-------- DATA LINES --------
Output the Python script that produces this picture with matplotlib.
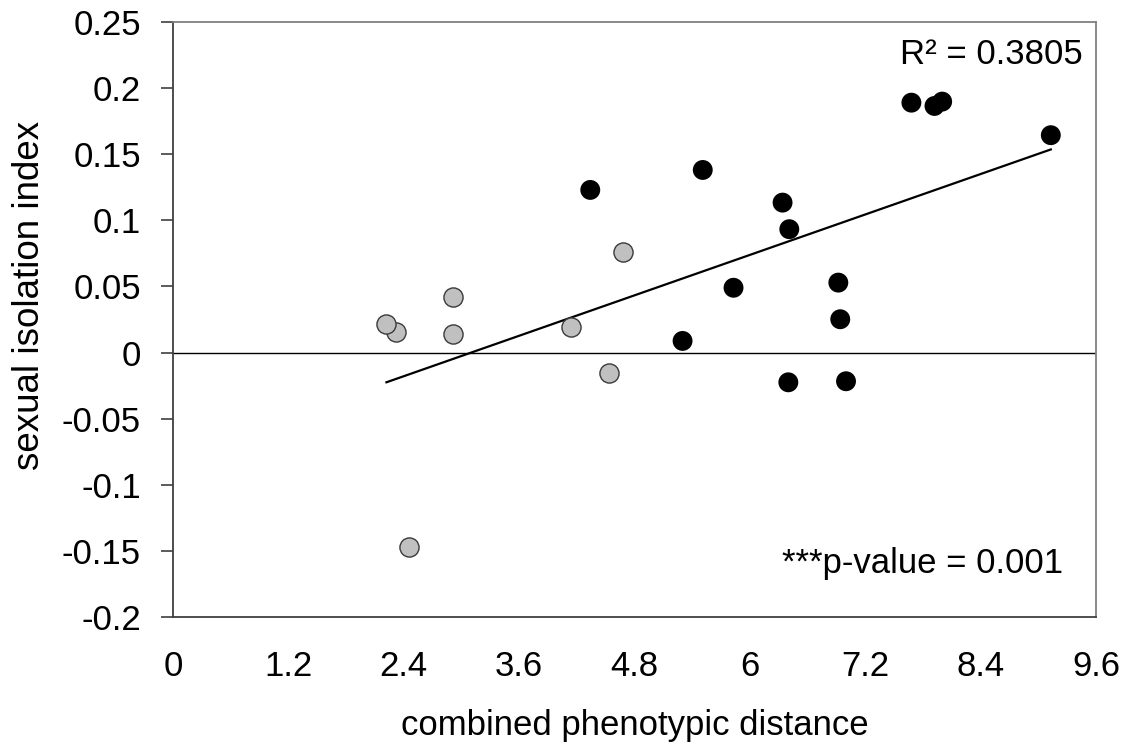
import numpy as np
import matplotlib
matplotlib.use("Agg")
import matplotlib.pyplot as plt

plt.rcParams['font.family'] = ['Liberation Sans', 'DejaVu Sans']

# Data
gray_x = [2.32, 2.22, 2.91, 2.91, 4.14, 4.53, 4.68, 2.45]
gray_y = [0.0154, 0.0214, 0.0423, 0.0138, 0.0196, -0.0152, 0.0761, -0.1468]
black_x = [4.34, 5.51, 5.30, 5.83, 6.34, 6.41, 6.92, 6.94, 6.40, 7.00, 7.68, 7.92, 8.00, 9.13]
black_y = [0.1230, 0.1381, 0.0088, 0.0490, 0.1134, 0.0933, 0.0529, 0.0252, -0.0225, -0.0217,
           0.1890, 0.1865, 0.1898, 0.1644]

x_ticks = [0, 1.2, 2.4, 3.6, 4.8, 6, 7.2, 8.4, 9.6]
x_labels = ['0', '1.2', '2.4', '3.6', '4.8', '6', '7.2', '8.4', '9.6']
y_ticks = [0.25, 0.2, 0.15, 0.1, 0.05, 0, -0.05, -0.1, -0.15, -0.2]
y_labels = ['0.25', '0.2', '0.15', '0.1', '0.05', '0', '-0.05', '-0.1', '-0.15', '-0.2']

r2_text = 'R\u00b2 = 0.3805'
p_text = '***p-value = 0.001'

# linear fit over all points
all_x = np.array(gray_x + black_x)
all_y = np.array(gray_y + black_y)
slope, intercept = np.polyfit(all_x, all_y, 1)
fit_x = np.array([all_x.min(), all_x.max()])
fit_y = slope * fit_x + intercept

fig = plt.figure(figsize=(11.31, 7.48), dpi=100)
ax = fig.add_axes([173/1131, 131/748, 923/1131, 595/748])

ax.axhline(0, color='black', lw=1.0, zorder=1)
ax.plot(fit_x, fit_y, color='black', lw=1.6, zorder=2)
ax.scatter(black_x, black_y, s=205, color='black', edgecolors='none', zorder=3)
ax.scatter(gray_x, gray_y, s=190, color='#c0c0c0', edgecolors='#3a3a3a', linewidths=1.0, zorder=4)

ax.set_xlim(0, 9.6)
ax.set_ylim(-0.2, 0.25)
ax.set_xticks(x_ticks)
ax.set_xticklabels(x_labels)
ax.set_yticks(y_ticks)
ax.set_yticklabels(y_labels)
ax.tick_params(axis='x', length=0, pad=24, labelsize=25)
ax.tick_params(axis='y', length=9, width=1.2, color='#404040', pad=14, labelsize=25)

for side in ['left', 'bottom']:
    ax.spines[side].set_color('#404040')
    ax.spines[side].set_linewidth(1.3)
for side in ['top', 'right']:
    ax.spines[side].set_color('#808080')
    ax.spines[side].set_linewidth(1.3)

ax.set_xlabel('combined phenotypic distance', fontsize=25)
ax.xaxis.set_label_coords(0.5, -0.155)
ax.set_ylabel('sexual isolation index', fontsize=26.5)
ax.yaxis.set_label_coords(-0.137, 0.54)

ax.text(0.986, 0.929, r2_text, transform=ax.transAxes, ha='right', va='baseline', fontsize=25)
ax.text(0.964, 0.074, p_text, transform=ax.transAxes, ha='right', va='baseline', fontsize=25)

fig.savefig('out.png', dpi=100)
print(slope, intercept)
--------
▶ _GIVEN PROBLEM_: Return exactly what appears from the opening line of the material through the line with "plt.rcParams['font.family'] = ['Liberation", apart from the pictures.

▶ _RESULT_:
Output the Python script that produces this picture with matplotlib.
import numpy as np
import matplotlib
matplotlib.use("Agg")
import matplotlib.pyplot as plt

plt.rcParams['font.family'] = ['Liberation Sans', 'DejaVu Sans']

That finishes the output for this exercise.